Modelling temporal biomarkers with semiparametric nonlinear dynamical systems

SummaryDynamical systems based on differential equations are useful for modelling the temporal evolution of biomarkers. Such systems can characterize the temporal patterns of biomarkers and inform the detection of interactions between biomarkers. Existing statistical methods for dynamical systems deal mostly with single time-course data based on a linear model or generalized additive model. Hence, they cannot adequately capture the complex interactions between biomarkers; nor can they take into account the heterogeneity between systems or subjects. In this article, we propose a semiparametric dynamical system based on multi-index models for multiple-subjects time-course data. Our model accounts for between-subject heterogeneity by incorporating system-level or subject-level covariates into the dynamical systems, and it allows for nonlinear relationships and interactions between the combined biomarkers and the temporal rate of each biomarker.

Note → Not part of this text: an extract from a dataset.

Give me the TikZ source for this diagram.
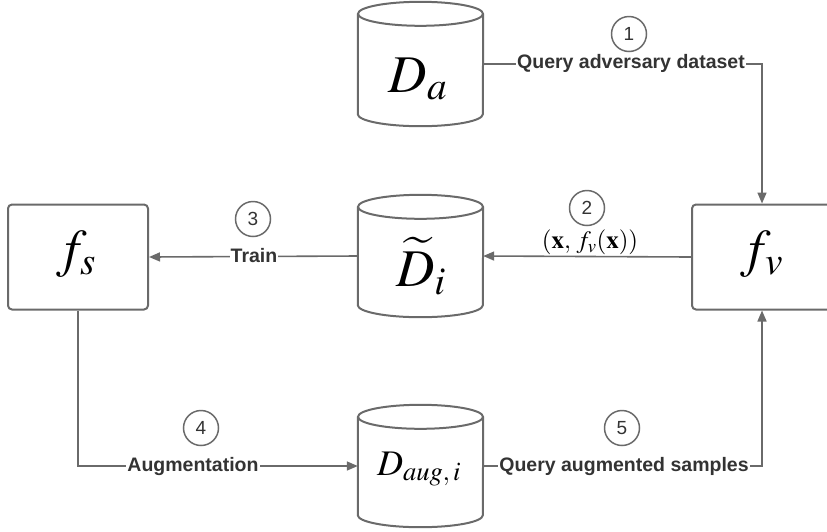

For estimation and inference, we consider a two-step procedure based on integral equations from the proposed model. We propose an algorithm that iterates between estimation of the link function through splines and estimation of the index parameters, and which allows for regularization to achieve sparsity. We prove model identifiability and derive the asymptotic properties of the estimated model parameters. A benefit of our approach is the ability to pool information from multiple subjects to identify the interactions between biomarkers. We apply the method to analyse electroencephalogram data for patients affected by alcohol dependence. The results provide new insights into patients’ brain activities and demonstrate differential interaction patterns in patients compared to control subjects.